Definition 1 (Frobenius norm) Let ${M = (M_{ij})}$ be a matrix. The Frobenius norm of ${M}$ is

$\displaystyle \|M\|_F := \sqrt{\sum_{i,j}M_{ij}^2}.$

The following fact is a good exercise.

Fact 2 Let ${M = (M_{ij})}$ be a matrix. Then

$\displaystyle \|M\| \leq \|M\|_F,$

where ${\|\cdot\|}$ denotes the spectral norm.

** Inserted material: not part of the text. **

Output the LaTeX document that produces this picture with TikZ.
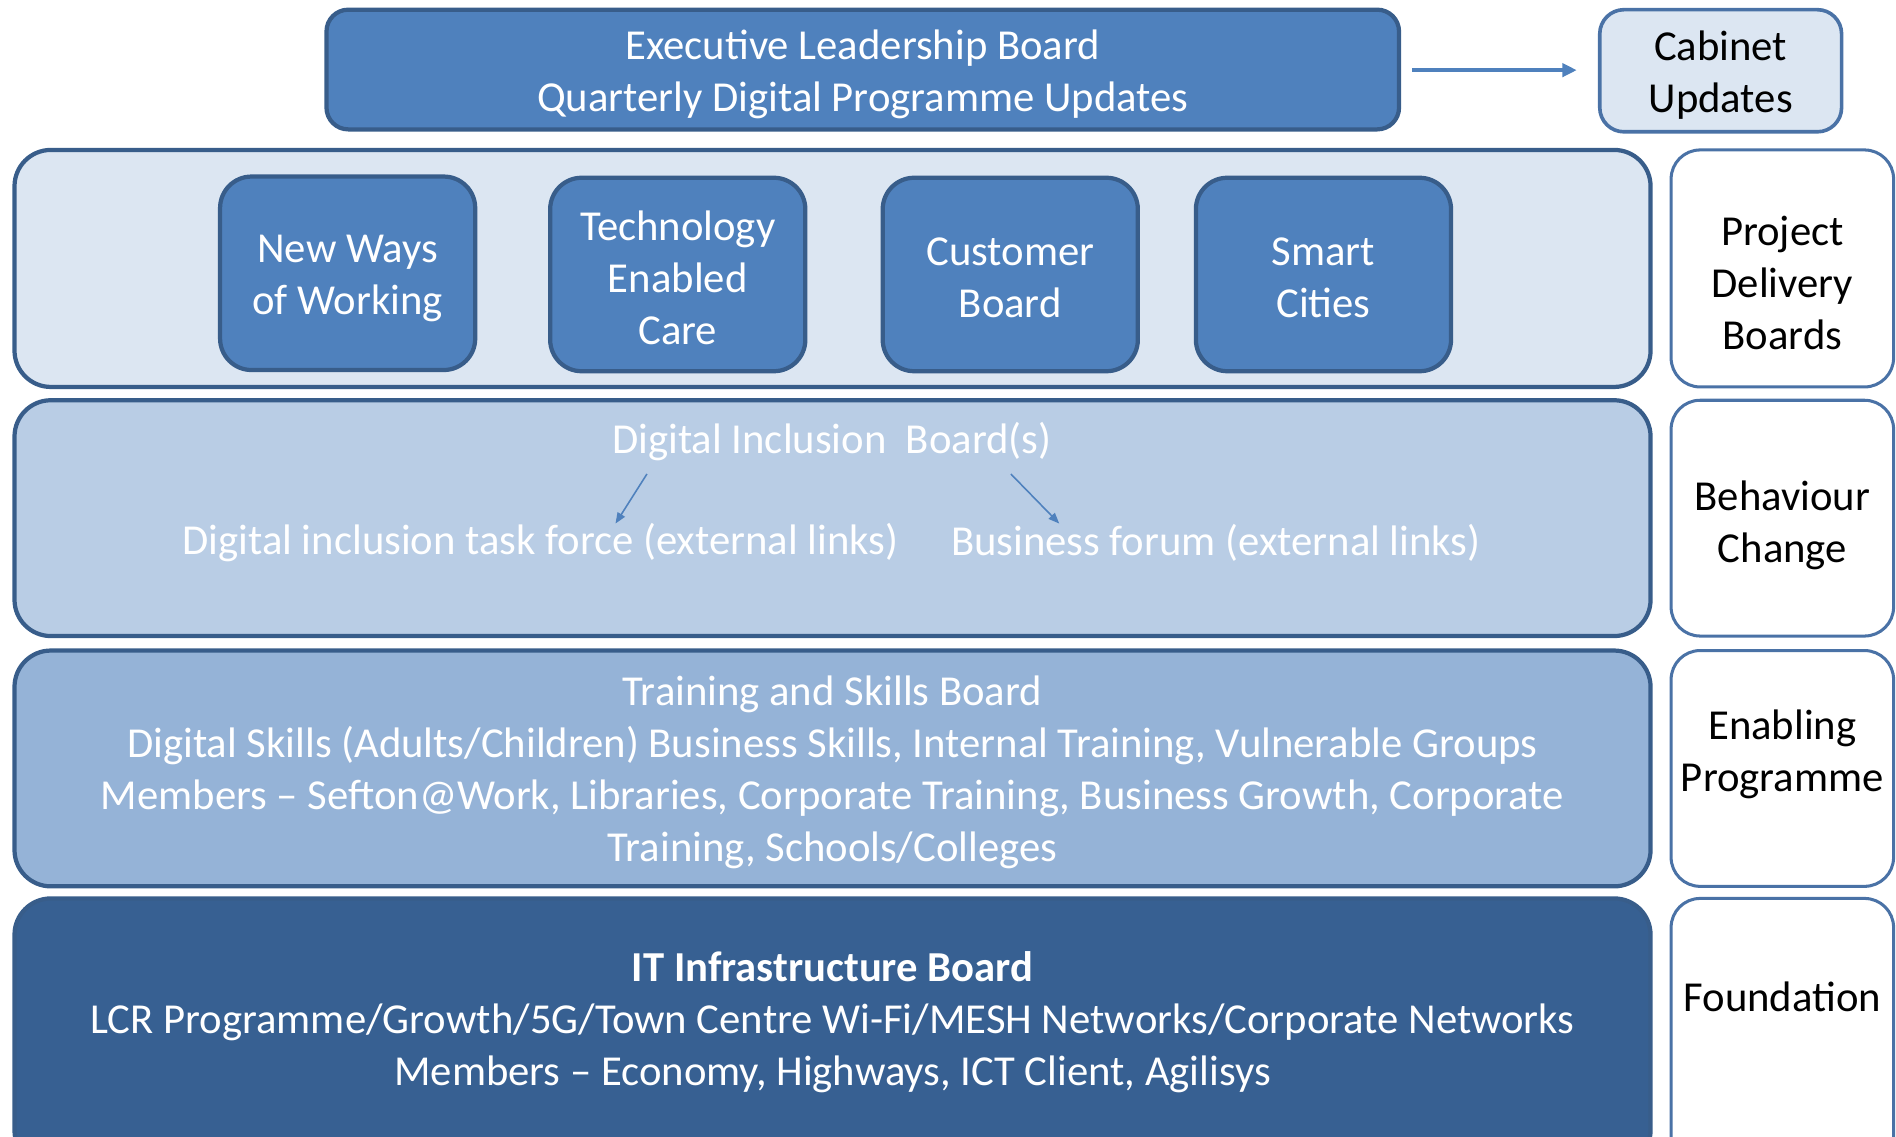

To see how close are ${C}$ and ${X}$, we calculate the Frobenius norm of ${C - X}$, which will be

\displaystyle \begin{aligned} \|C-X\|_F^2 & = \sum_{u,v}C_{uv}^2 + \sum_{u,v}X_{uv}^2 - 2\sum_{u,v}C_{uv}X_{uv} \\ & \leq 2n^2 - 2n^2\left(1 - \frac{1}{c}\right) = \frac{2}{c}n^2. \end{aligned}

This gives us a bound on the spectral norm of ${C-X}$, namely

$\displaystyle \|C-X\| \leq \|C-X\|_F \leq \sqrt{\frac{2}{c}}n.$

Let ${{\bf z} = (z_1, \ldots, z_n)}$ be the unit eigenvector of ${X}$ corresponding to its largest eigenvalue, then by Davis-Kahan theorem we have\footnote{When we apply Davis-Kahan theorem, what we get is actually an upper bound on ${\min\{\|{\bf z} - \chi/\sqrt{n}\|, \|-{\bf z} - \chi/\sqrt{n}\|\}}$. We have assumed here that the bound holds for ${\|{\bf z} - \chi/\sqrt{n}\|}$, but the exact same proof will also work in the other case.}

$\displaystyle \left\lVert{\bf z} - \frac{1}{\sqrt{n}}\chi\right\rVert \leq \sqrt{2} \cdot \frac{\sqrt{\frac{2}{c}}n}{n - \sqrt{\frac{2}{c}}n}.$

For any ${\epsilon > 0}$, if ${c}$ is a large enough constant then we will have ${\left\lVert {\bf z} - \frac{1}{\sqrt{n}}\chi\right\rVert \leq \sqrt{\epsilon}}$. Now we have the following standard argument:

\displaystyle \begin{aligned} \epsilon n & \geq \|\sqrt{n}{\bf z}- \chi\|^2 \\ & = \sum_i(\sqrt{n} z_i - \chi_i)^2 \\ & \geq \#\{i:\text{sign}(\sqrt{n}z_i) \neq \chi_i\}. \end{aligned}

The last inequality is because every ${i}$ with ${\text{sign}(\sqrt{n}z_i) \neq \chi_i}$ will contribute at least 1 in the sum ${\sum_i(\sqrt{n} z_i - \chi_i)^2}$. This shows that our algorithm will misclassify at most ${\epsilon n}$ vertices.